** BEGIN DATA PROVIDED **

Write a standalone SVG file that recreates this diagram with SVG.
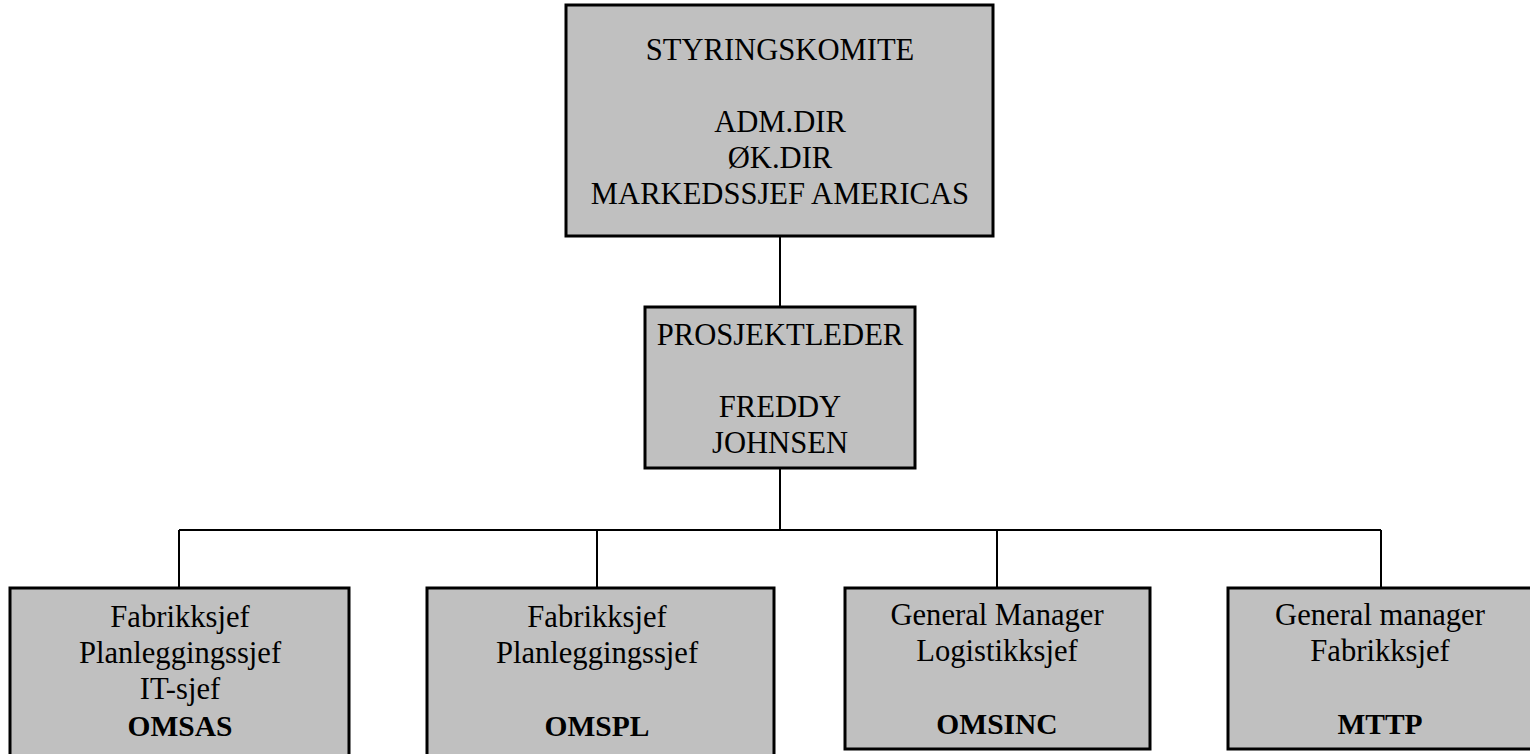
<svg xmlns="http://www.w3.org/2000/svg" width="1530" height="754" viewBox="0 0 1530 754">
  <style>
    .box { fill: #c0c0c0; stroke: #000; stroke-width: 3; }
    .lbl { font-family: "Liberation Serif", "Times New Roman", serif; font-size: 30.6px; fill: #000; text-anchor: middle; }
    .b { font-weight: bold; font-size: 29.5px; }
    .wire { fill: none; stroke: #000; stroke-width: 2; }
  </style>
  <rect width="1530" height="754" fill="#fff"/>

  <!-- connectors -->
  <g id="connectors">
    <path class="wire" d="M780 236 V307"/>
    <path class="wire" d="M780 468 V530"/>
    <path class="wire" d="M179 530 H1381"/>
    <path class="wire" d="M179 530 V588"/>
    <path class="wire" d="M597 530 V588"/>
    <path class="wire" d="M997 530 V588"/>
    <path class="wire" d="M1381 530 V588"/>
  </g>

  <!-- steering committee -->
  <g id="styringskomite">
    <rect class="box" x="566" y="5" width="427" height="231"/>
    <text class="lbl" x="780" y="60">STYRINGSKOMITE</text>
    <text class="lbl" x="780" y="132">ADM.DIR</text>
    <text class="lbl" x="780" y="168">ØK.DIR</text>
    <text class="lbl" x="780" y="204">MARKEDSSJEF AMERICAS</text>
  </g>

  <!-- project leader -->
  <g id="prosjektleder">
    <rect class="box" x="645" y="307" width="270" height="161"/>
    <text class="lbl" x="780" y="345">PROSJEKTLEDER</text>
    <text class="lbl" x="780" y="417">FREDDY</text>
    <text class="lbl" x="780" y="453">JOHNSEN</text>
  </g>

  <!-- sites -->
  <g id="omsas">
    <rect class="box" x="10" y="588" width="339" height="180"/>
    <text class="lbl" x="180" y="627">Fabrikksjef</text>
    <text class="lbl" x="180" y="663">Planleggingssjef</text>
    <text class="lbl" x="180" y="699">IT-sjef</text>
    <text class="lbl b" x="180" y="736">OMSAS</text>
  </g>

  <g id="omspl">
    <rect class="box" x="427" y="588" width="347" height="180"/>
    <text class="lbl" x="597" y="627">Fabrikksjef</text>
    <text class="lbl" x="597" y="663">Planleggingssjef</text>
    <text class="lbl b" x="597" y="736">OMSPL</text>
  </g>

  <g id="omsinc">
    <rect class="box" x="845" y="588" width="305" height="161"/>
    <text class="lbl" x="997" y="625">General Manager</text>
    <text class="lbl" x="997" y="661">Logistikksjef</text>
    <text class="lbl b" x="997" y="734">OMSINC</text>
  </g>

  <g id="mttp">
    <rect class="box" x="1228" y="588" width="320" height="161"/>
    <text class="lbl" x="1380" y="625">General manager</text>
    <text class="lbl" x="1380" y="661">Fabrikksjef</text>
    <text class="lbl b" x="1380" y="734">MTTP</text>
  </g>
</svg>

** END DATA PROVIDED **

PROBLEM DESCRIPTION
Word for word, quote the lines above. Omit the pictures.

SOLVED PROBLEM
Write a standalone SVG file that recreates this diagram with SVG.
<svg xmlns="http://www.w3.org/2000/svg" width="1530" height="754" viewBox="0 0 1530 754">
  <style>
    .box { fill: #c0c0c0; stroke: #000; stroke-width: 3; }
    .lbl { font-family: "Liberation Serif", "Times New Roman", serif; font-size: 30.6px; fill: #000; text-anchor: middle; }
    .b { font-weight: bold; font-size: 29.5px; }
    .wire { fill: none; stroke: #000; stroke-width: 2; }
  </style>
  <rect width="1530" height="754" fill="#fff"/>

  <!-- connectors -->
  <g id="connectors">
    <path class="wire" d="M780 236 V307"/>
    <path class="wire" d="M780 468 V530"/>
    <path class="wire" d="M179 530 H1381"/>
    <path class="wire" d="M179 530 V588"/>
    <path class="wire" d="M597 530 V588"/>
    <path class="wire" d="M997 530 V588"/>
    <path class="wire" d="M1381 530 V588"/>
  </g>

  <!-- steering committee -->
  <g id="styringskomite">
    <rect class="box" x="566" y="5" width="427" height="231"/>
    <text class="lbl" x="780" y="60">STYRINGSKOMITE</text>
    <text class="lbl" x="780" y="132">ADM.DIR</text>
    <text class="lbl" x="780" y="168">ØK.DIR</text>
    <text class="lbl" x="780" y="204">MARKEDSSJEF AMERICAS</text>
  </g>

  <!-- project leader -->
  <g id="prosjektleder">
    <rect class="box" x="645" y="307" width="270" height="161"/>
    <text class="lbl" x="780" y="345">PROSJEKTLEDER</text>
    <text class="lbl" x="780" y="417">FREDDY</text>
    <text class="lbl" x="780" y="453">JOHNSEN</text>
  </g>

  <!-- sites -->
  <g id="omsas">
    <rect class="box" x="10" y="588" width="339" height="180"/>
    <text class="lbl" x="180" y="627">Fabrikksjef</text>
    <text class="lbl" x="180" y="663">Planleggingssjef</text>
    <text class="lbl" x="180" y="699">IT-sjef</text>
    <text class="lbl b" x="180" y="736">OMSAS</text>
  </g>

  <g id="omspl">
    <rect class="box" x="427" y="588" width="347" height="180"/>
    <text class="lbl" x="597" y="627">Fabrikksjef</text>
    <text class="lbl" x="597" y="663">Planleggingssjef</text>
    <text class="lbl b" x="597" y="736">OMSPL</text>
  </g>

  <g id="omsinc">
    <rect class="box" x="845" y="588" width="305" height="161"/>
    <text class="lbl" x="997" y="625">General Manager</text>
    <text class="lbl" x="997" y="661">Logistikksjef</text>
    <text class="lbl b" x="997" y="734">OMSINC</text>
  </g>

  <g id="mttp">
    <rect class="box" x="1228" y="588" width="320" height="161"/>
    <text class="lbl" x="1380" y="625">General manager</text>
    <text class="lbl" x="1380" y="661">Fabrikksjef</text>
    <text class="lbl b" x="1380" y="734">MTTP</text>
  </g>
</svg>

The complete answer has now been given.